Tan attended Ngee Ann Polytechnic, where she obtained a diploma in Mass Communications. This was the period when she discovered her interest and love for radio. After a few years of working in an advertising firm, she went back to school and achieved her degree in Mass Communications from RMIT University.

== Career ==
Tan started as a freelance emcee for events at the age of 19.

Ivy started her radio career in 2007, when she joined the DJ Search competition organised by YES 933. She emerged the champion out of hundreds of hopefuls and scored a contract with Mediacorp as a Radio Jockey.

Tan is the first full-time DJ the station signed on immediately from a competition.

=== Radio ===
Ivy has hosted a wide range of programs on air.

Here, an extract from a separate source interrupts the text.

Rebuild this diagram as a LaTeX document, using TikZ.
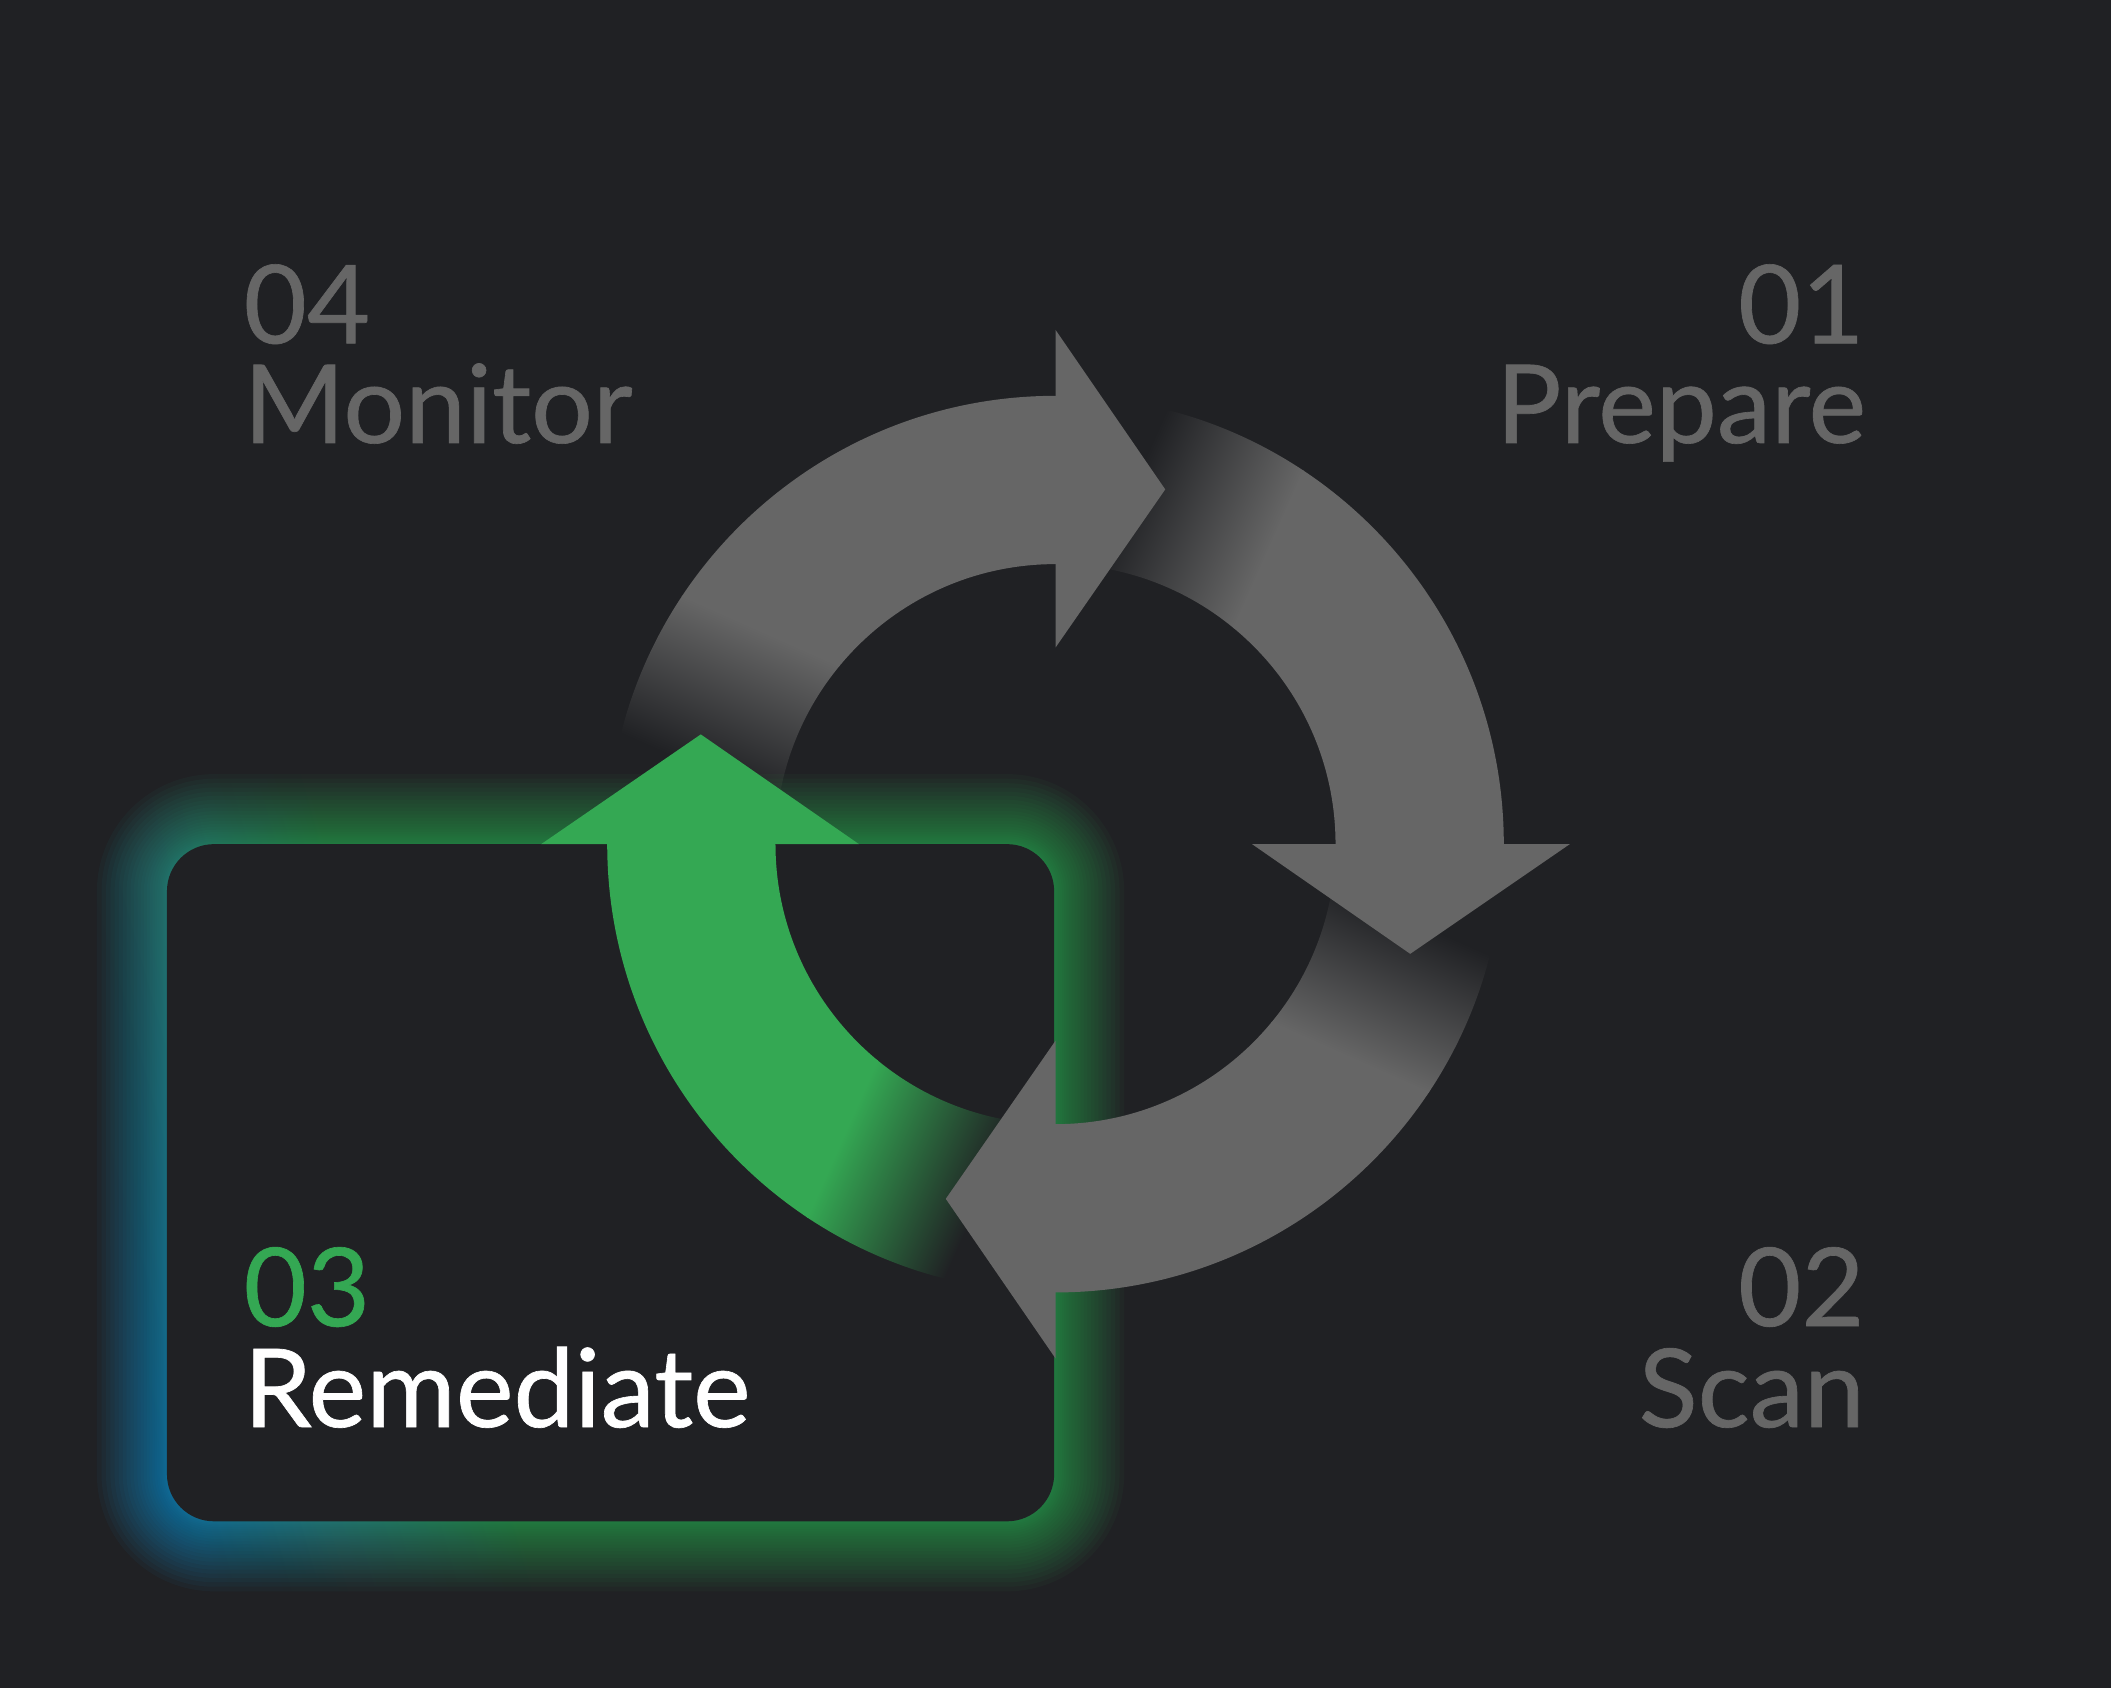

From morning drive time to late night talk shows. She is most remembered for her hilarious "Jaws" series with partner Dennis Chew, and late night talk show "Utopia".

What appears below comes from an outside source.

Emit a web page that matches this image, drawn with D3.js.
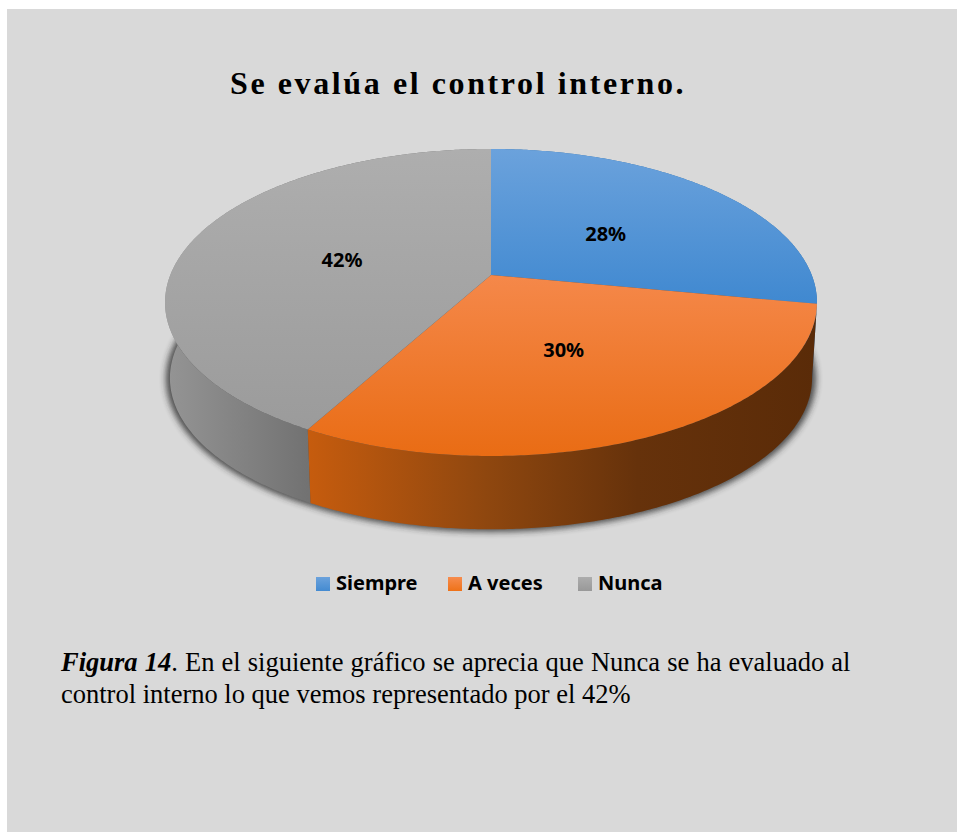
<!DOCTYPE html>
<html lang="es">
<head>
<meta charset="utf-8">
<title>Se evalúa el control interno.</title>
<script src="https://cdn.jsdelivr.net/npm/d3@7/dist/d3.min.js"></script>
<style>
  html, body { margin: 0; padding: 0; background: #fff; }
  svg { display: block; }
</style>
</head>
<body>
<script>
const categories = ["Siempre", "A veces", "Nunca"];
const percents = [28, 30, 42];
const titleText = "Se evalúa el control interno.";
const captionLead = "Figura 14";
const captionFirst = ". En el siguiente gráfico se aprecia que Nunca se ha evaluado al";
const captionSecond = "control interno lo que vemos representado por el 42%";

const topStops = [
  [["0%", "#6ba2dc"], ["100%", "#3f88d0"]],
  [["0%", "#f5884a"], ["100%", "#e96c14"]],
  [["0%", "#aeaeae"], ["100%", "#9b9b9b"]]
];
const sideStops = [
  [["0%", "#2f6ea8"], ["100%", "#2f6ea8"]],
  [["0%", "#c65c0e"], ["35%", "#8f470f"], ["65%", "#66320b"], ["100%", "#5a2b08"]],
  [["0%", "#949494"], ["100%", "#727272"]]
];
const swatchStops = [
  [["0%", "#6ba2dc"], ["100%", "#4189d0"]],
  [["0%", "#f68c4e"], ["100%", "#ee7014"]],
  [["0%", "#adadad"], ["100%", "#979797"]]
];

const width = 957, height = 832;
const svg = d3.select("body").append("svg").attr("width", width).attr("height", height);
const defs = svg.append("defs");

svg.append("rect").attr("width", width).attr("height", height).attr("fill", "#fff");
svg.append("rect").attr("x", 7).attr("y", 9).attr("width", width - 7).attr("height", height - 9).attr("fill", "#d9d9d9");

// Perspective view of the disc: nearer points spread further from the axis.
const cx = 491, cy = 275, spanX = 320.7, spanY = 148.6, tilt = -0.179;
const depth = 76, baseShrink = 0.985;
function project(angle, r = 1, level = 0) {
  const u = r * Math.sin(angle), v = -r * Math.cos(angle);
  const d = 1 + tilt * v;
  const s = level ? baseShrink : 1;
  return [cx + s * spanX * u / d, cy + level * depth + s * spanY * v / d];
}
function samples(a0, a1) {
  const n = Math.max(2, Math.ceil((a1 - a0) / 0.01));
  return d3.range(n + 1).map(i => a0 + (a1 - a0) * i / n);
}
const line = d3.line();

const slices = d3.pie().sort(null).value(d => d)(percents);

function gradient(id, stops, attrs) {
  const g = defs.append("linearGradient").attr("id", id).attr("gradientUnits", "userSpaceOnUse");
  Object.entries(attrs).forEach(([k, v]) => g.attr(k, v));
  stops.forEach(([o, c]) => g.append("stop").attr("offset", o).attr("stop-color", c));
}
slices.forEach((s, i) => {
  gradient("top" + i, topStops[i], { x1: 0, x2: 0, y1: i === 1 ? 275 : 149, y2: i === 1 ? 456 : (i === 0 ? 306 : 430) });
  const xs = i === 2 ? { x1: 168, x2: 308 } : { x1: 308, x2: 815 };
  gradient("side" + i, sideStops[i], { ...xs, y1: 0, y2: 0 });
  gradient("swatch" + i, swatchStops[i], { x1: 0, x2: 0, y1: 577, y2: 592 });
});

defs.append("filter").attr("id", "soft").attr("x", "-10%").attr("y", "-10%").attr("width", "120%").attr("height", "120%")
  .append("feGaussianBlur").attr("stdDeviation", 3);

// Soft shadow under the base of the disc.
const fullTurn = samples(0, 2 * Math.PI);
svg.append("path")
  .attr("d", line(fullTurn.map(a => project(a, 1.012, 1))) + "Z")
  .attr("fill", "#2b2b2b")
  .attr("opacity", 0.8)
  .attr("filter", "url(#soft)");

// Rim of each slice, back to front.
const disc = svg.append("g");
[0, 2, 1].forEach(i => {
  const s = slices[i];
  const angles = samples(s.startAngle, s.endAngle);
  const rim = angles.map(a => project(a)).concat(angles.slice().reverse().map(a => project(a, 1, 1)));
  disc.append("path").attr("d", line(rim) + "Z").attr("fill", `url(#side${i})`);
});

// Upper face of each slice.
slices.forEach((s, i) => {
  const face = [[cx, cy]].concat(samples(s.startAngle, s.endAngle).map(a => project(a)));
  disc.append("path").attr("d", line(face) + "Z").attr("fill", `url(#top${i})`);
});

// Percentage labels sit halfway out along each slice's middle angle.
const valueFont = "'Noto Sans', sans-serif";
svg.append("g").selectAll("text").data(slices).join("text")
  .attr("x", d => project((d.startAngle + d.endAngle) / 2, 0.49)[0])
  .attr("y", d => project((d.startAngle + d.endAngle) / 2, 0.49)[1] + 10)
  .attr("text-anchor", "middle")
  .attr("font-family", valueFont)
  .attr("font-weight", 700)
  .attr("font-size", 20)
  .attr("fill", "#000")
  .text(d => d.value + "%");

svg.append("text")
  .attr("x", 230).attr("y", 94)
  .attr("font-family", "'Liberation Serif', serif")
  .attr("font-weight", 700)
  .attr("font-size", 32)
  .attr("letter-spacing", 2.6)
  .attr("fill", "#000")
  .text(titleText);

// Legend
const legendX = d3.scaleOrdinal().domain(categories).range([316, 448, 578]);
const legend = svg.append("g").selectAll("g").data(categories).join("g")
  .attr("transform", d => `translate(${legendX(d)},0)`);
legend.append("rect")
  .attr("y", 577).attr("width", 14).attr("height", 14)
  .attr("fill", (d, i) => `url(#swatch${i})`);
legend.append("text")
  .attr("x", 20).attr("y", 590)
  .attr("font-family", valueFont)
  .attr("font-weight", 700)
  .attr("font-size", 20)
  .attr("fill", "#000")
  .text(d => d);

// Caption below the chart
const caption = svg.append("g")
  .attr("font-family", "'Liberation Serif', serif")
  .attr("font-size", 26.5)
  .attr("fill", "#000");
const firstLine = caption.append("text").attr("x", 61).attr("y", 671).attr("word-spacing", 0.5);
firstLine.append("tspan").attr("font-weight", 700).attr("font-style", "italic").text(captionLead);
firstLine.append("tspan").text(captionFirst);
caption.append("text").attr("x", 61).attr("y", 703).text(captionSecond);
</script>
</body>
</html>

| Year | Program Title |  |
|---|---|---|
| 2014 - 2015 | Afternoons with Ivy | 轻松下半场 |
| 2014 - 2015 | Travel Whiz | 大眼看世界 |
| 2010 - 2015 | Movie Bites | 爆米花 |
| 2014 - 2014 | Noonie Tunes | 薇笑喝茶 |
| 2013 - 2014 | Utopia | 乌托帮 |
| 2010 - 2014 | Japanese Korean Pop Chart Show | 哈本营 |
| 2012 - 2013 | Morning Fanatics | 就是万人迷 |
| 2011 - 2012 | Midnight Delight | 午夜吐女郎 |
| 2010 - 2011 | Suntan Jaws | Suntan 大白鲨 |
| 2010 - 2011 | High Tea with Jaws | 大白鲨喝下午茶 |
| 2009 - 2010 | Double Jaws | 两只大白鲨 |
| 2008 - 2010 | Gadget Whiz | 科技小玩家 |
| 2008 - 2010 | Especially For You | 弦歌寄意 |
| 2007 - 2008 | Morning Fanatics | 就是万人迷 |
| 2007 - 2008 | Star DJ All-4-One | 明星 DJ All-4-One |
| 2008 - 2009 | Bilingual Party | 双语 Party |
| 2009–present | Way Too Fun | 薇2芬 |

=== TV ===
Ivy has hosted a wide variety of programs on-screen. She is often the "go-to girl" for backstage/behind-the-scenes because of her quick wit and funny personality.

| Program Title |  |  |
|---|---|---|
| The Dreams Maker | 志在四方 2 | Acting |
| Sealed With A Kiss | 吻我吧，住家男 | Acting |
| Face Off | 这样是怎样 | Guest Star |
| SPD Charity Show 2015 Press Conference | 真情无障碍 2015 | Host |
| Life Is Beautiful | 初一的心愿 | Host |
| Smart @ Work | 上班不留白 | Guest Star |
| Star Awards 2014 Behind-The-Scenes | 红星大奖 2014 幕后花絮 | Host |
| Star Awards 2013 Behind-The-Scenes | 红星大奖 2013 幕后花絮 | Host |
| Water Margin | 我爱水浒转 | Host |
| Star Search 2010 Webisodes | 才华横溢出新秀 2010 | Host |
| Mediacorp Chinese New Year Album | 新传媒群星贺岁专辑 2013/2014 | Singing |
| Artistes Web Chats | 艺人网络聊天室 | Host |
| Let's Talk | 你在囧什么 | Guest Star |

== Personal life ==
Tan is known to be an avid diver and has traveled around Asia in search of amazing dive sites. She believes strongly in putting a stop to shark finning and is a supporter of Shark Savers campaign "I'm finished with fins".